For this year’s K-12 Census, we decided to take a broader look at what’s going on in the child nutrition industry. Instead of focusing primarily on financial data, as has been done in the past, we delved deeper into the biggest challenge facing school foodservice: the USDA’s new meal pattern. In the following census, you’ll learn how child nutrition professionals are coping so far with the new regulations, in addition to some baseline data (including food cost per meal and participation rates) so you can benchmark your district to those similar in size and region. In keeping with the recipes theme of the Feb. 2013 issue, we’ve also included some recipes that meet the new meal regs to help spark some menu ideas for your own operation.

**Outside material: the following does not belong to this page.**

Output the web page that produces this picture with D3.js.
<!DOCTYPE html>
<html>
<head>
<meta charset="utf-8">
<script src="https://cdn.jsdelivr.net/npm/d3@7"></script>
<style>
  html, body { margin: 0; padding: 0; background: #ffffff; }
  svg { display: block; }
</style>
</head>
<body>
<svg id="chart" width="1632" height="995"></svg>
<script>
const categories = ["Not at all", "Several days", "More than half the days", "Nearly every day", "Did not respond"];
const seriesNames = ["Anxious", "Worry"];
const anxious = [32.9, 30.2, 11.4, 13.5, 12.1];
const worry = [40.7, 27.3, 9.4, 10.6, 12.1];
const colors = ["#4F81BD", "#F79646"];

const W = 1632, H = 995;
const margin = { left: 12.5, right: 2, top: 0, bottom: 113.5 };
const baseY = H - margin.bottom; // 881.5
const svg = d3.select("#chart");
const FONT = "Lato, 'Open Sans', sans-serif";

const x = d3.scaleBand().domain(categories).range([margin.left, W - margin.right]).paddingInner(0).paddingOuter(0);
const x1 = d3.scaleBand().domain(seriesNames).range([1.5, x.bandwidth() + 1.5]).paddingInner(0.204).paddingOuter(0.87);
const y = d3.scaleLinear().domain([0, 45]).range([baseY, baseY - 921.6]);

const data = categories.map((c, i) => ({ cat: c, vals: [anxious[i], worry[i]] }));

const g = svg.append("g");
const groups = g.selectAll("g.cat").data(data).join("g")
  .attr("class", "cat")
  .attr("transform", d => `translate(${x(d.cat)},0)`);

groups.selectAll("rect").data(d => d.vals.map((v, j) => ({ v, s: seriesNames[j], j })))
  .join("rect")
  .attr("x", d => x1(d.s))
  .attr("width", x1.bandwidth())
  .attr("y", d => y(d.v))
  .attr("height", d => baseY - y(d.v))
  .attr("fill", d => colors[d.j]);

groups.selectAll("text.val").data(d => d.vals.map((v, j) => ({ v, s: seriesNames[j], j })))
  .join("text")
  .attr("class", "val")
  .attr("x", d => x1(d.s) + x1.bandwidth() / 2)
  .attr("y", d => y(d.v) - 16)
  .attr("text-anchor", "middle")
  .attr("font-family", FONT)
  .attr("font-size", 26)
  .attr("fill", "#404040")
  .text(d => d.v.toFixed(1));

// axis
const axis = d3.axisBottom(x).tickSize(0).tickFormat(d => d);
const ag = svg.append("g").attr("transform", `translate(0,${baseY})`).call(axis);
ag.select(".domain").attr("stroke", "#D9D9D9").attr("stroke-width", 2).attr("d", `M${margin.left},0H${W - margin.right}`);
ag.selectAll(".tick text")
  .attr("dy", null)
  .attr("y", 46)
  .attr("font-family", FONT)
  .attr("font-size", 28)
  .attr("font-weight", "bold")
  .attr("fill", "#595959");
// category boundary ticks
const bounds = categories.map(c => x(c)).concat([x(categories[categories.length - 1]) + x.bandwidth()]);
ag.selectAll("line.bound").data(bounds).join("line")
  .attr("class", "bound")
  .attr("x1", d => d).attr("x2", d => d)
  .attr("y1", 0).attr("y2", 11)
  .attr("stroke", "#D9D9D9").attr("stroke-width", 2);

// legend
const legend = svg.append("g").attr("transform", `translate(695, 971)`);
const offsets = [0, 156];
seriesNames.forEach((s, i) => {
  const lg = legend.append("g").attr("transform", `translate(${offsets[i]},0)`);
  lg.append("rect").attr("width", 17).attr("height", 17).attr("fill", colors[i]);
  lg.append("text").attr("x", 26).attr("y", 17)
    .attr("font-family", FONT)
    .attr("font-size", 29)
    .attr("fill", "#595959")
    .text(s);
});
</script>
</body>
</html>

> There are 115 school districts in our survey.
> 92% are self-operated; 6% contract managed; 2% partly self-op and partly contract managed.
> All districts in our survey are on the National School Lunch Program, although three high schools (grades 9-12) are not on the NSLP.

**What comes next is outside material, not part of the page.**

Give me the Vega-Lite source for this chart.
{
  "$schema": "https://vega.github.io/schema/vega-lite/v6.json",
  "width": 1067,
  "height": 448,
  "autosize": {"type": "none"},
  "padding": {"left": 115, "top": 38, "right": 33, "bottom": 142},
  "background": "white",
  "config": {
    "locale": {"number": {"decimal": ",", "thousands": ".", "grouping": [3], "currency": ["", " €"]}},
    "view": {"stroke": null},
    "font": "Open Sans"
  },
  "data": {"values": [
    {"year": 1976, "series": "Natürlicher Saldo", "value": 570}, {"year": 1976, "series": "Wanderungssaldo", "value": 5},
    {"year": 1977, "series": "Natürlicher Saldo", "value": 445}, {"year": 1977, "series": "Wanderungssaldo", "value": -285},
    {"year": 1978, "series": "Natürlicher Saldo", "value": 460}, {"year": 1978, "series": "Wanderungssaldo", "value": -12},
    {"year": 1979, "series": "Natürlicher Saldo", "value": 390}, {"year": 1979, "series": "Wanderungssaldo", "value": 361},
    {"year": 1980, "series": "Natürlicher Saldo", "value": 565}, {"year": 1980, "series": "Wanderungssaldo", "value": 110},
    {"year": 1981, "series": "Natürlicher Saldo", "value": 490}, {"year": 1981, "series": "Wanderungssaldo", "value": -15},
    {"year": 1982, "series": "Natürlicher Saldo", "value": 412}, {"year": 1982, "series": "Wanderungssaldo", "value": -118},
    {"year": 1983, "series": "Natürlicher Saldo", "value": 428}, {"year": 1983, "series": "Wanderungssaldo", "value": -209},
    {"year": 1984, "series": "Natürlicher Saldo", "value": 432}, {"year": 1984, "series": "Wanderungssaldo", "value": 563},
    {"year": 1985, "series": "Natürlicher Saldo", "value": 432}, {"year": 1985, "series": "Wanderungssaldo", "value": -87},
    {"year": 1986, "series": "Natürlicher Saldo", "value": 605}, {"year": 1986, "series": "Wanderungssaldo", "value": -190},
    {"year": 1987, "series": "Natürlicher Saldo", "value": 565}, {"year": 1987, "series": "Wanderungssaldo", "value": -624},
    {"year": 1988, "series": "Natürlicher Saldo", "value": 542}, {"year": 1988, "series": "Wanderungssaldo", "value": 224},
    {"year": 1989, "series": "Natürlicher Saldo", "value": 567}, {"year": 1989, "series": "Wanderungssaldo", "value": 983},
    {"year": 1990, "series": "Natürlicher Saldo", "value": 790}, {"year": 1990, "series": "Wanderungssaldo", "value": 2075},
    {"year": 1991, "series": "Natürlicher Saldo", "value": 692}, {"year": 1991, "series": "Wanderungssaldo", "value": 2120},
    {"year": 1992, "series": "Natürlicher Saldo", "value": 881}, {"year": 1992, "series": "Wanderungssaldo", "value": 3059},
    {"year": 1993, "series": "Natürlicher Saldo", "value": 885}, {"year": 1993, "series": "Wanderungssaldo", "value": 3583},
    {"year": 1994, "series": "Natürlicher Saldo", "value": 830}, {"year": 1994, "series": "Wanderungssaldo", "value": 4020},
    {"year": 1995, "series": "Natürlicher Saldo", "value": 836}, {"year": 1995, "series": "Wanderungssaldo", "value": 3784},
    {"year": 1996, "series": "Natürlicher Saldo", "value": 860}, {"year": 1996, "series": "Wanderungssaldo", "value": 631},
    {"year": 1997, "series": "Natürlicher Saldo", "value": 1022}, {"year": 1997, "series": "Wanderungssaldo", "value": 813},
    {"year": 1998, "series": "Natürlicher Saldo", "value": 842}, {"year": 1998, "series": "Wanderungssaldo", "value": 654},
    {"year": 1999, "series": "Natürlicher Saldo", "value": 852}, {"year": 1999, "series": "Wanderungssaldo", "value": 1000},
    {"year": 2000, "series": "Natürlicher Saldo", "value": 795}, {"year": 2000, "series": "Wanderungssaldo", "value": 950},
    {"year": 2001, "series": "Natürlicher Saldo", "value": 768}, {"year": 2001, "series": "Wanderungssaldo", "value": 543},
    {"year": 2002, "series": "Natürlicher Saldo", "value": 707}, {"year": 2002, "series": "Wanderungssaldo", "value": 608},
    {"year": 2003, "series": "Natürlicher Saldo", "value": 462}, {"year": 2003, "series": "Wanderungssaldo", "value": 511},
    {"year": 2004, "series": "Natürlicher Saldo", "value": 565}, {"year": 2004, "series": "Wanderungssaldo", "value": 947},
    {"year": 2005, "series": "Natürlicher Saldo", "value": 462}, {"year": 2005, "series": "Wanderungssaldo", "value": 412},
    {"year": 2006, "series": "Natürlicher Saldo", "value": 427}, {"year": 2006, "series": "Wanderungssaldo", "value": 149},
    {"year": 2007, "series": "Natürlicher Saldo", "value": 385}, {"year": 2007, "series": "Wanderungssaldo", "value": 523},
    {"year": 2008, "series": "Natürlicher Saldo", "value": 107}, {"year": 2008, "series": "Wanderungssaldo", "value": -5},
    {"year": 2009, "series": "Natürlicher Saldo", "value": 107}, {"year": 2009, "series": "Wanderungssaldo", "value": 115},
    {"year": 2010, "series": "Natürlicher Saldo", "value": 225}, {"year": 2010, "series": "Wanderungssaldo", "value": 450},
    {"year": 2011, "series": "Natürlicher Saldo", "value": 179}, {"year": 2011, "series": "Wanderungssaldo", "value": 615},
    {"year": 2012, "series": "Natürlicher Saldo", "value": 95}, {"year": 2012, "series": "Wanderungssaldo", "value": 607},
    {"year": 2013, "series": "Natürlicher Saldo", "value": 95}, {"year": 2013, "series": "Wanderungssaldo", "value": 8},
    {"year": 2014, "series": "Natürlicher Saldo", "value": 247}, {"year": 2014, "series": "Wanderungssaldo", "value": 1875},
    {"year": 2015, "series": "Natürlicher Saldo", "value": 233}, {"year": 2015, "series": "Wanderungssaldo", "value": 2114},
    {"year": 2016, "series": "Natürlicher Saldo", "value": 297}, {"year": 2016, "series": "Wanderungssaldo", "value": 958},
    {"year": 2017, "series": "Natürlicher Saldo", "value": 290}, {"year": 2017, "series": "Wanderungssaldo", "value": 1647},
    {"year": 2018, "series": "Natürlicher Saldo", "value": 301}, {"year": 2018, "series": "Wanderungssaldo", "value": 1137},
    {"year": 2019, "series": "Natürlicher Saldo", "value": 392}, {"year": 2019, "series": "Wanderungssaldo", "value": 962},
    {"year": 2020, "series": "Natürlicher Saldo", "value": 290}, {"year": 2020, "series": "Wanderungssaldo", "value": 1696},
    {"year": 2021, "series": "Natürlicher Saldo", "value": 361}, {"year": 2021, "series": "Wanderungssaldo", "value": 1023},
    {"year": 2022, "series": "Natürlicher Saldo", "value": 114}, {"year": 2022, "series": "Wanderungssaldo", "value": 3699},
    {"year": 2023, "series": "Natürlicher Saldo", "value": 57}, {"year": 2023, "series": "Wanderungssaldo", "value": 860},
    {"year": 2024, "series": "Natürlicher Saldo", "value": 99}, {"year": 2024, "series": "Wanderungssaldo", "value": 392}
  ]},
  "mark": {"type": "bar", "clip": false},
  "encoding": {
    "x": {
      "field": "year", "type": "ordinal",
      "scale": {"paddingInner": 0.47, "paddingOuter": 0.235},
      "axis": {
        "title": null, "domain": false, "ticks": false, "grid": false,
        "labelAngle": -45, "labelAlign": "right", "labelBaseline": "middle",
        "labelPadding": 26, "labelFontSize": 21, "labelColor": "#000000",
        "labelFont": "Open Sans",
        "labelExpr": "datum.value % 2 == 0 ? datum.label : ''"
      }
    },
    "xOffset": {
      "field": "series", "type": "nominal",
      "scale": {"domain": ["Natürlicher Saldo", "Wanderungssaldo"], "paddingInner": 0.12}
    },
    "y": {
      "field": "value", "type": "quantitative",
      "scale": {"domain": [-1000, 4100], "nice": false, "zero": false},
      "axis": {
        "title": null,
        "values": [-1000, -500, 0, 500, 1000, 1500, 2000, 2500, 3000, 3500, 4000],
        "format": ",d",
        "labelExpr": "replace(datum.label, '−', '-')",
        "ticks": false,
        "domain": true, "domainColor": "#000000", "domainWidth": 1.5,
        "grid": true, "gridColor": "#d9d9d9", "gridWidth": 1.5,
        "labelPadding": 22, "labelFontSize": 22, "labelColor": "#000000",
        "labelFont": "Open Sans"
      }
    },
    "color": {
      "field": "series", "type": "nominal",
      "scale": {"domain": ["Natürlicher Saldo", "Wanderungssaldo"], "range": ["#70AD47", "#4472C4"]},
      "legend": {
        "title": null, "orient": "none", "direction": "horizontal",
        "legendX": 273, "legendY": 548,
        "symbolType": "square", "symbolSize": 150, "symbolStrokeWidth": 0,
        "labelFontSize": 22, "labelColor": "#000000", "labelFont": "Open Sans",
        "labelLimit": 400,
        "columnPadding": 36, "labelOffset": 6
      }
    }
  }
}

> The average number of schools in a district is 39.
Staying within calorie ranges is one of the requirements that operators say is the most difficult of the new regulations to meet. (The other highest-ranking challenge, the maximum for grains, has been eliminated.) We asked operators to rank several aspects of the new meal pattern on a six-point scale, with six being extremely challenging and 1 being not at all challenging.
Our findings indicate that operators were likely exchanging high fives after the USDA eliminated the grains maximum, which happened after our survey was completed. Sixty-nine percent of operators rated staying within allowable grain ranges a 6 or 5, making this the requirement that operators found most challenging.

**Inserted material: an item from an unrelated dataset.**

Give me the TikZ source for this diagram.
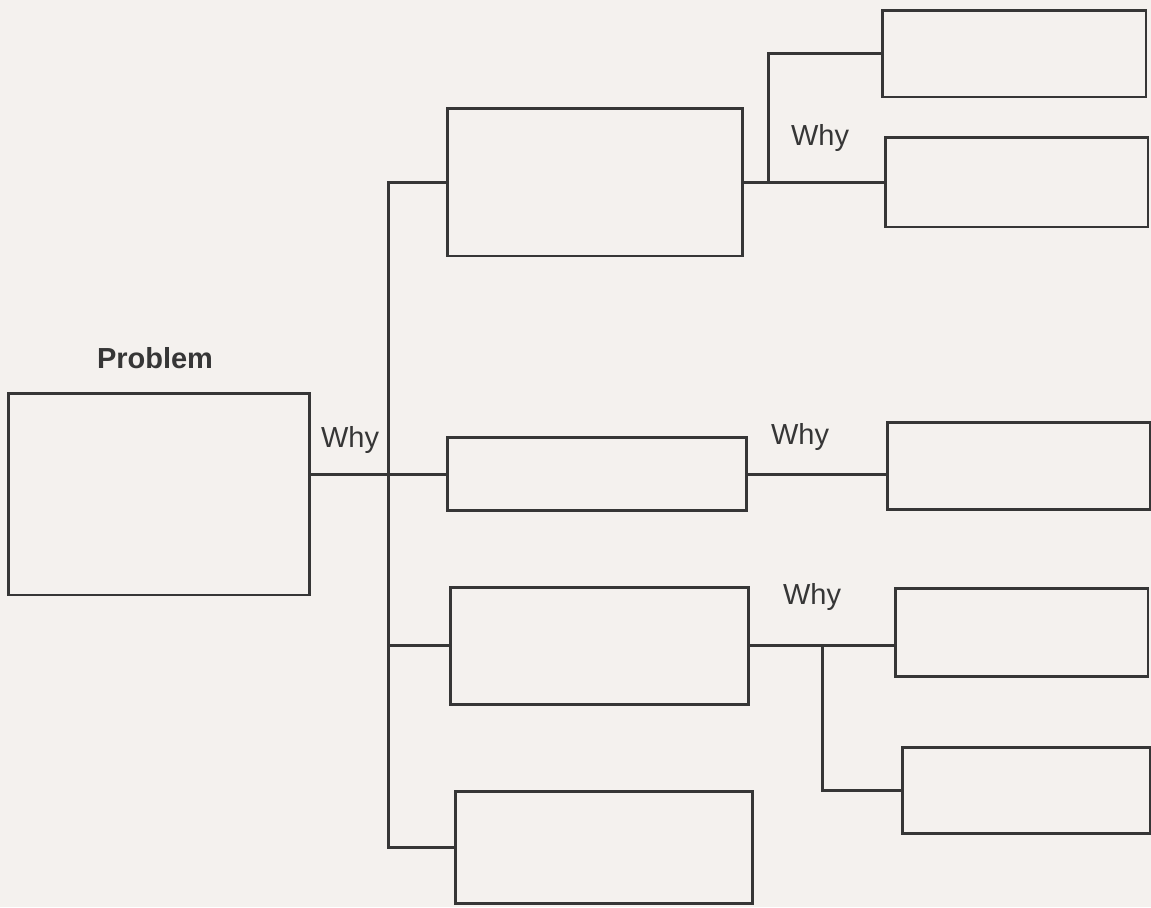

Staying within calorie ranges was the second most vexing issue, according to operators. Sixty percent gave this a 6 or 5 rating. Districts with fewer than 100,000 students were significantly more likely to be challenged by staying within calorie ranges compared to districts with more than 100,000 students (64% versus 13%, respectively)
The third most challenging regulation was planning menus based on age/grade groups. Forty-three percent of operators rated this a 6 or 5.
Other new meal pattern requirements were not as onerous. Only 39% of operators scored meeting meat/meat alternatives as a 6 or 5 on the scale, while 31% gave meeting whole-grain requirements those ratings. New fruit and vegetable requirements also scored low. Twenty-one percent of respondents ranked increasing the variety of produce as a 6 or 5, and only 20% report increasing the serving size of fruits with one of the top two rankings.
On the positive front, 80% of operators say meeting the new milk regs is not at all challenging. Schools in the South, however, are significantly more likely to report this as a burden. In addition, 41% of respondents say implementing food-based menu planning is not at all challenging.